Bitcoin Safe from Manipulation

Unlike the traditional financial ledgers maintained by central banks and financial institutions, the bitcoin ledger (called the blockchain) is updated and maintained by each individual user and tracks and records all transactions. The benefits of this are many, including there being no gatekeeper fees or transaction costs and because the records are accessible to everyone, they cannot be manipulated. Recent scandals in FX markets such as the rigging of LIBOR have seen more and more people turning to Bitcoin and other cryptocurrencies as a protest against the traditional abuse of financial markets seen in the traditional currency space.

Bitcoin Protects Against Political Risk

Furthermore, as Bitcoin is not issued by central bank’s or controlled by governments it does not suffer the typical volatility induced by political risk that we see in traditional currencies. Given the increasingly unpredictable nature of political events as we have seen over the last two years, this makes Bitcoin an attractive prospect for anyone looking to protect their wealth from fluctuations linked to political events and indeed, geopolitical risks.

Concerns About Use By Terrorists

However, there are concerns that because cryptocurrency transactions are made and recorded on an anonymous basis, that terrorists could be using it. As known terrorist groups and members are largely denied access to the international financial system, many governments argue that they will use the anonymity offered by cryptocurrencies to fund their operations.

This is another point that is often used by those who argue against the growing use of these cryptocurrencies. However, supporters of Bitcoin and similar digital currencies highlight the fact that it isn’t simple to quickly transfer large amounts of money on these systems and that there isn’t a high degree of acceptance of these currencies in the Middle East and North Africa.

SNB Considering Digital Currency Also

Alongside the Riksbank report, suggesting the benefits of using digital currency, the SNB is also thought to be exploring the potential for using digital currency. Cryptocurrencies are surging in popularity in the fintech hub of Switzerland where the foundation behind Ethereum (a cryptocurrency similar to Bitcoin) is based. As the number of transactions settled in Bitcoin continues to build, the SNB are facing the question of whether to allow these transactions to be made in an unmanage currency or whether they should release their own digital currency to provide an alternative.

How Will Digital Currencies Evolve?

The fact that government’s and central banks are now considering the use of digital currencies is a clear indication of their belief that these new cryptocurrencies will replace traditional currencies over time; a significant contrast to the earlier thinking that these new currencies would never really take off in popularity.
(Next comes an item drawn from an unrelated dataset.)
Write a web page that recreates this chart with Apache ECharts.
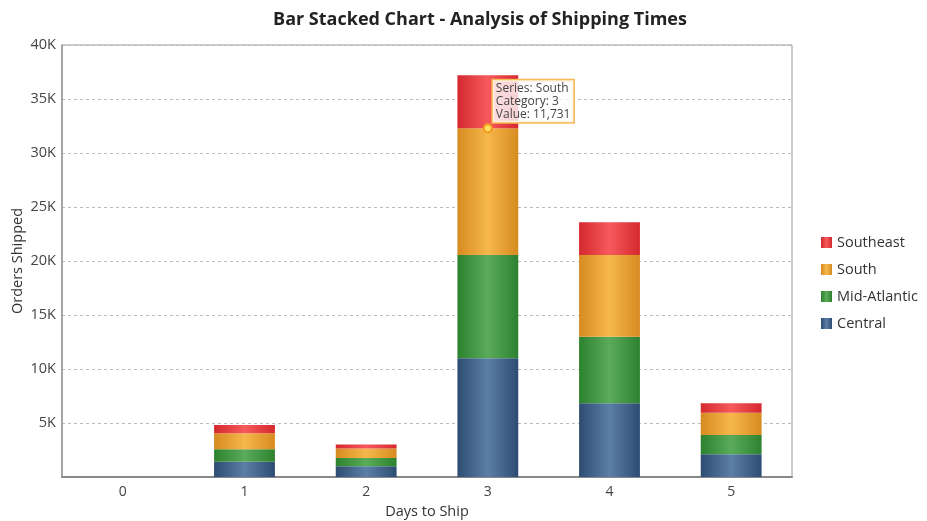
<!DOCTYPE html>
<html>
<head>
<meta charset="utf-8">
<script src="https://cdn.jsdelivr.net/npm/echarts@6/dist/echarts.min.js"></script>
<style>
  html, body { margin: 0; padding: 0; background: #fff; }
  #chart { width: 927px; height: 521px; }
</style>
</head>
<body>
<div id="chart"></div>
<script>
// days to ship
const days = ['0', '1', '2', '3', '4', '5'];
// orders shipped per region (in K)
const central = [0, 1.42, 1.0, 11.0, 6.82, 2.1];
const midAtlantic = [0, 1.15, 0.75, 9.55, 6.17, 1.79];
const south = [0, 1.48, 0.9, 11.731, 7.56, 2.07];
const southeast = [0, 0.77, 0.37, 4.92, 3.03, 0.86];
const yTicks = [0, 5, 10, 15, 20, 25, 30, 35, 40];

// highlighted point (like a hover tooltip)
const hiIndex = 3;

const chart = echarts.init(document.getElementById('chart'));

function grad(edge, mid) {
  return new echarts.graphic.LinearGradient(0, 0, 1, 0, [
    { offset: 0, color: edge },
    { offset: 0.5, color: mid },
    { offset: 1, color: edge }
  ]);
}

const hiTop = central[hiIndex] + midAtlantic[hiIndex] + south[hiIndex];

const option = {
  textStyle: { fontFamily: 'Open Sans' },
  title: {
    text: 'Bar Stacked Chart - Analysis of Shipping Times',
    left: 475,
    top: 6,
    textAlign: 'center',
    textStyle: { fontSize: 18, fontWeight: 'bold', color: '#222', fontFamily: 'Open Sans' }
  },
  legend: {
    orient: 'vertical',
    left: 816,
    top: 230,
    itemWidth: 11,
    itemHeight: 11,
    itemGap: 12,
    icon: 'rect',
    data: ['Southeast', 'South', 'Mid-Atlantic', 'Central'],
    textStyle: { fontSize: 14.5, color: '#333', fontFamily: 'Open Sans' }
  },
  grid: {
    left: 62, right: 135, top: 45, bottom: 44,
    outerBoundsMode: 'none',
    show: true, borderColor: '#999', borderWidth: 1
  },
  xAxis: {
    type: 'category',
    data: days,
    name: 'Days to Ship',
    nameLocation: 'middle',
    nameGap: 27,
    nameTextStyle: { fontSize: 14.5, color: '#333' },
    axisLine: { lineStyle: { color: '#888', width: 2 } },
    axisTick: { show: false },
    axisLabel: { fontSize: 14, color: '#444', margin: 8 }
  },
  yAxis: {
    type: 'value',
    min: yTicks[0],
    max: yTicks[yTicks.length - 1],
    interval: 5,
    name: 'Orders Shipped',
    nameLocation: 'middle',
    nameGap: 37,
    nameMoveOverlap: false,
    nameTextStyle: { fontSize: 14.5, color: '#333' },
    axisLine: { show: true, lineStyle: { color: '#999', width: 1.5 } },
    axisTick: { show: false },
    axisLabel: {
      fontSize: 14.5, color: '#444', margin: 6,
      formatter: v => v === 0 ? '' : v + 'K'
    },
    splitLine: { lineStyle: { type: [3, 3], color: '#bbb' } }
  },
  series: [
    {
      name: 'Central', type: 'bar', stack: 'all', barWidth: '50%',
      data: central,
      itemStyle: { color: grad('#2e4c72', '#5c7fa6') }
    },
    {
      name: 'Mid-Atlantic', type: 'bar', stack: 'all',
      data: midAtlantic,
      itemStyle: { color: grad('#2d822f', '#5aab5a') }
    },
    {
      name: 'South', type: 'bar', stack: 'all',
      data: south,
      itemStyle: { color: grad('#d68b20', '#f6b74c') },
      markPoint: {
        symbol: 'circle',
        symbolSize: 8,
        itemStyle: { color: '#ffe066', borderColor: '#f29a1c', borderWidth: 2 },
        label: {
          show: true,
          position: [10, -43],
          align: 'left',
          verticalAlign: 'top',
          formatter: 'Series: South\nCategory: ' + days[hiIndex] +
            '\nValue: ' + Math.round(south[hiIndex] * 1000).toLocaleString('en-US'),
          fontSize: 12,
          lineHeight: 13,
          color: '#444',
          backgroundColor: 'rgba(255,255,255,0.8)',
          borderColor: '#f7b955',
          borderWidth: 1.5,
          padding: [2, 3, 1, 3]
        },
        data: [{ coord: [hiIndex, hiTop] }]
      }
    },
    {
      name: 'Southeast', type: 'bar', stack: 'all',
      data: southeast,
      itemStyle: { color: grad('#d4282e', '#f65a5c') }
    }
  ]
};

chart.setOption(option);
</script>
</body>
</html>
However, digital currency issued by central banks would not be of the same democratic, anonymous nature as Bitcoin as the bank would still control the money supply, so it will be interesting to see how consumer’s respond. While there is undoubtedly a large percentage of people using Bitcoin for idealistic, political reasons, there is likely to be a higher number who use it for the sake of ease and so if central banks can offer a viable alternative perhaps they can stem the rising tide of bitcoin users.